**WHAT IS REQUIRED**
Reproduce the listing word for word. Skip any image.

**DATA EXCERPT**
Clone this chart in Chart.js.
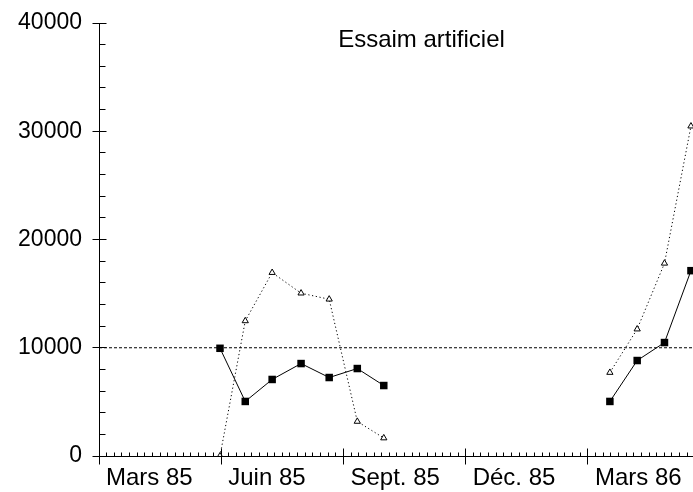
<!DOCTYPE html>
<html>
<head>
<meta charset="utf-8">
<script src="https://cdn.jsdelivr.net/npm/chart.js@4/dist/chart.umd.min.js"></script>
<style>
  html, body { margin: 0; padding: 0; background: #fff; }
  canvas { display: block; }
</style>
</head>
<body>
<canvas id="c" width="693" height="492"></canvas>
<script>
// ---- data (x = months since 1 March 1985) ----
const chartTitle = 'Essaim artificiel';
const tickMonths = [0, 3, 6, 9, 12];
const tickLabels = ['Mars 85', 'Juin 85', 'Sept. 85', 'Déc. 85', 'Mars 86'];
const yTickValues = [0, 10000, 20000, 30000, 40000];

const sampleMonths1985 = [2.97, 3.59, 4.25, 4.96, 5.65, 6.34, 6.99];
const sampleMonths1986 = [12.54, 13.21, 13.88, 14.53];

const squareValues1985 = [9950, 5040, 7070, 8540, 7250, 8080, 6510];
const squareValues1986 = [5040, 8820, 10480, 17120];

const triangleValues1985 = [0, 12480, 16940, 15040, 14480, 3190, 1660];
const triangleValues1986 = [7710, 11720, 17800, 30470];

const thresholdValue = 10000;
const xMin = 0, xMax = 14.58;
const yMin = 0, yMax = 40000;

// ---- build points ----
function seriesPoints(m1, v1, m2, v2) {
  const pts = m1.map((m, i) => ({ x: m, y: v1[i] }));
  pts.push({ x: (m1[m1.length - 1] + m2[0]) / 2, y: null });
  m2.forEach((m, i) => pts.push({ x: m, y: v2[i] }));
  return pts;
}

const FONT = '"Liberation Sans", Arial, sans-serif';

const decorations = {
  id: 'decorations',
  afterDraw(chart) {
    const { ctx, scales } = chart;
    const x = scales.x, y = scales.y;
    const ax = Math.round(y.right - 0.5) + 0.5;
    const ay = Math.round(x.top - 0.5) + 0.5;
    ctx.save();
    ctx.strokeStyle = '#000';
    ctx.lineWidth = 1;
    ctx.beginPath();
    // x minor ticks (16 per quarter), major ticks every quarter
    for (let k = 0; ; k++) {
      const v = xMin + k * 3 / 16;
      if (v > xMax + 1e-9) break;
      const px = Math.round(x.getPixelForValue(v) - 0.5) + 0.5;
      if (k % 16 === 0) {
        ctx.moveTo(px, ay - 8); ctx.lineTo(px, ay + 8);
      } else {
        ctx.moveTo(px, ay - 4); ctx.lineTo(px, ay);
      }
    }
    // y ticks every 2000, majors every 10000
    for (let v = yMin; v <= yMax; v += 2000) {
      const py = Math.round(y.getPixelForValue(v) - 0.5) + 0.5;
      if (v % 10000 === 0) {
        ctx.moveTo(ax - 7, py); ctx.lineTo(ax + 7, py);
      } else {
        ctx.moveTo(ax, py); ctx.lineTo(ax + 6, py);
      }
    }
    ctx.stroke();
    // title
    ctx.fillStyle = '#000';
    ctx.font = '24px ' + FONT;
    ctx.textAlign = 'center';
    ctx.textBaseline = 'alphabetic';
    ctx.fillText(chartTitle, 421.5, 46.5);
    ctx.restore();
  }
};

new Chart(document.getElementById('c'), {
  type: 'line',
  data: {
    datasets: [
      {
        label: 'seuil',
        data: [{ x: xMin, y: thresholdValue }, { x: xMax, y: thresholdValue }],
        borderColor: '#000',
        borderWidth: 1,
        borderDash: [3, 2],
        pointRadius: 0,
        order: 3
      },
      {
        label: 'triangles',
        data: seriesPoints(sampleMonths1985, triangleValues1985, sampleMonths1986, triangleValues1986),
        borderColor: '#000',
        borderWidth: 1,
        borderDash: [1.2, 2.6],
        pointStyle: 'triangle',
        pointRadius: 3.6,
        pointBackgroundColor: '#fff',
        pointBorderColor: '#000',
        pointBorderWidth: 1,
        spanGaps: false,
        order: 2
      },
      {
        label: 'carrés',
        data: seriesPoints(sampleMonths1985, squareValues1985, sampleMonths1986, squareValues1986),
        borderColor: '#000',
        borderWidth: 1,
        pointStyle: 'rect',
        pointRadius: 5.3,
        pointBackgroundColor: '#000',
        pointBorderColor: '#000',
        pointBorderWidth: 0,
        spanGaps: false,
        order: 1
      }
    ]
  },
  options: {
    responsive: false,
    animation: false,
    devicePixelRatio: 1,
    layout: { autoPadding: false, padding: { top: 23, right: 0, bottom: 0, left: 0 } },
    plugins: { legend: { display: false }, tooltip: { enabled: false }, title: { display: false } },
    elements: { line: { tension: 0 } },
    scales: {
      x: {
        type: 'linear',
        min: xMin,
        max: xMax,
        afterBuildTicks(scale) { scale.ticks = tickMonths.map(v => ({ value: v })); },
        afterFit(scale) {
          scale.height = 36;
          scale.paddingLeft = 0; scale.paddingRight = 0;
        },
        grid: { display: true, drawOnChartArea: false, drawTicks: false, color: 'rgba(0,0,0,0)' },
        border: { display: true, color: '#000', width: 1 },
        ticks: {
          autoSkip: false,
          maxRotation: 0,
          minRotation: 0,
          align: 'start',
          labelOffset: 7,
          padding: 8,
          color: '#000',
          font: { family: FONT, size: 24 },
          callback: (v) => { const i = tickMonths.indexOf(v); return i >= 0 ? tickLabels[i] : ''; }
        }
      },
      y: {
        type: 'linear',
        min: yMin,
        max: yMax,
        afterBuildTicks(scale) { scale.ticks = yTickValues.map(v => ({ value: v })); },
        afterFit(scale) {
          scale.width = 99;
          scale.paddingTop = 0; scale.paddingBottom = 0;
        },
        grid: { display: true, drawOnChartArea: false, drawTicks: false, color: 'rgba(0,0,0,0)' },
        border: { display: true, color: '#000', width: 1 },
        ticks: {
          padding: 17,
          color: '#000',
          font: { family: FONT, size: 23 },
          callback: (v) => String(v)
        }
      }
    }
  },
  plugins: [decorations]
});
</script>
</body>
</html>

**ANSWER**
Clone this chart in Chart.js.
<!DOCTYPE html>
<html>
<head>
<meta charset="utf-8">
<script src="https://cdn.jsdelivr.net/npm/chart.js@4/dist/chart.umd.min.js"></script>
<style>
  html, body { margin: 0; padding: 0; background: #fff; }
  canvas { display: block; }
</style>
</head>
<body>
<canvas id="c" width="693" height="492"></canvas>
<script>
// ---- data (x = months since 1 March 1985) ----
const chartTitle = 'Essaim artificiel';
const tickMonths = [0, 3, 6, 9, 12];
const tickLabels = ['Mars 85', 'Juin 85', 'Sept. 85', 'Déc. 85', 'Mars 86'];
const yTickValues = [0, 10000, 20000, 30000, 40000];

const sampleMonths1985 = [2.97, 3.59, 4.25, 4.96, 5.65, 6.34, 6.99];
const sampleMonths1986 = [12.54, 13.21, 13.88, 14.53];

const squareValues1985 = [9950, 5040, 7070, 8540, 7250, 8080, 6510];
const squareValues1986 = [5040, 8820, 10480, 17120];

const triangleValues1985 = [0, 12480, 16940, 15040, 14480, 3190, 1660];
const triangleValues1986 = [7710, 11720, 17800, 30470];

const thresholdValue = 10000;
const xMin = 0, xMax = 14.58;
const yMin = 0, yMax = 40000;

// ---- build points ----
function seriesPoints(m1, v1, m2, v2) {
  const pts = m1.map((m, i) => ({ x: m, y: v1[i] }));
  pts.push({ x: (m1[m1.length - 1] + m2[0]) / 2, y: null });
  m2.forEach((m, i) => pts.push({ x: m, y: v2[i] }));
  return pts;
}

const FONT = '"Liberation Sans", Arial, sans-serif';

const decorations = {
  id: 'decorations',
  afterDraw(chart) {
    const { ctx, scales } = chart;
    const x = scales.x, y = scales.y;
    const ax = Math.round(y.right - 0.5) + 0.5;
    const ay = Math.round(x.top - 0.5) + 0.5;
    ctx.save();
    ctx.strokeStyle = '#000';
    ctx.lineWidth = 1;
    ctx.beginPath();
    // x minor ticks (16 per quarter), major ticks every quarter
    for (let k = 0; ; k++) {
      const v = xMin + k * 3 / 16;
      if (v > xMax + 1e-9) break;
      const px = Math.round(x.getPixelForValue(v) - 0.5) + 0.5;
      if (k % 16 === 0) {
        ctx.moveTo(px, ay - 8); ctx.lineTo(px, ay + 8);
      } else {
        ctx.moveTo(px, ay - 4); ctx.lineTo(px, ay);
      }
    }
    // y ticks every 2000, majors every 10000
    for (let v = yMin; v <= yMax; v += 2000) {
      const py = Math.round(y.getPixelForValue(v) - 0.5) + 0.5;
      if (v % 10000 === 0) {
        ctx.moveTo(ax - 7, py); ctx.lineTo(ax + 7, py);
      } else {
        ctx.moveTo(ax, py); ctx.lineTo(ax + 6, py);
      }
    }
    ctx.stroke();
    // title
    ctx.fillStyle = '#000';
    ctx.font = '24px ' + FONT;
    ctx.textAlign = 'center';
    ctx.textBaseline = 'alphabetic';
    ctx.fillText(chartTitle, 421.5, 46.5);
    ctx.restore();
  }
};

new Chart(document.getElementById('c'), {
  type: 'line',
  data: {
    datasets: [
      {
        label: 'seuil',
        data: [{ x: xMin, y: thresholdValue }, { x: xMax, y: thresholdValue }],
        borderColor: '#000',
        borderWidth: 1,
        borderDash: [3, 2],
        pointRadius: 0,
        order: 3
      },
      {
        label: 'triangles',
        data: seriesPoints(sampleMonths1985, triangleValues1985, sampleMonths1986, triangleValues1986),
        borderColor: '#000',
        borderWidth: 1,
        borderDash: [1.2, 2.6],
        pointStyle: 'triangle',
        pointRadius: 3.6,
        pointBackgroundColor: '#fff',
        pointBorderColor: '#000',
        pointBorderWidth: 1,
        spanGaps: false,
        order: 2
      },
      {
        label: 'carrés',
        data: seriesPoints(sampleMonths1985, squareValues1985, sampleMonths1986, squareValues1986),
        borderColor: '#000',
        borderWidth: 1,
        pointStyle: 'rect',
        pointRadius: 5.3,
        pointBackgroundColor: '#000',
        pointBorderColor: '#000',
        pointBorderWidth: 0,
        spanGaps: false,
        order: 1
      }
    ]
  },
  options: {
    responsive: false,
    animation: false,
    devicePixelRatio: 1,
    layout: { autoPadding: false, padding: { top: 23, right: 0, bottom: 0, left: 0 } },
    plugins: { legend: { display: false }, tooltip: { enabled: false }, title: { display: false } },
    elements: { line: { tension: 0 } },
    scales: {
      x: {
        type: 'linear',
        min: xMin,
        max: xMax,
        afterBuildTicks(scale) { scale.ticks = tickMonths.map(v => ({ value: v })); },
        afterFit(scale) {
          scale.height = 36;
          scale.paddingLeft = 0; scale.paddingRight = 0;
        },
        grid: { display: true, drawOnChartArea: false, drawTicks: false, color: 'rgba(0,0,0,0)' },
        border: { display: true, color: '#000', width: 1 },
        ticks: {
          autoSkip: false,
          maxRotation: 0,
          minRotation: 0,
          align: 'start',
          labelOffset: 7,
          padding: 8,
          color: '#000',
          font: { family: FONT, size: 24 },
          callback: (v) => { const i = tickMonths.indexOf(v); return i >= 0 ? tickLabels[i] : ''; }
        }
      },
      y: {
        type: 'linear',
        min: yMin,
        max: yMax,
        afterBuildTicks(scale) { scale.ticks = yTickValues.map(v => ({ value: v })); },
        afterFit(scale) {
          scale.width = 99;
          scale.paddingTop = 0; scale.paddingBottom = 0;
        },
        grid: { display: true, drawOnChartArea: false, drawTicks: false, color: 'rgba(0,0,0,0)' },
        border: { display: true, color: '#000', width: 1 },
        ticks: {
          padding: 17,
          color: '#000',
          font: { family: FONT, size: 23 },
          callback: (v) => String(v)
        }
      }
    }
  },
  plugins: [decorations]
});
</script>
</body>
</html>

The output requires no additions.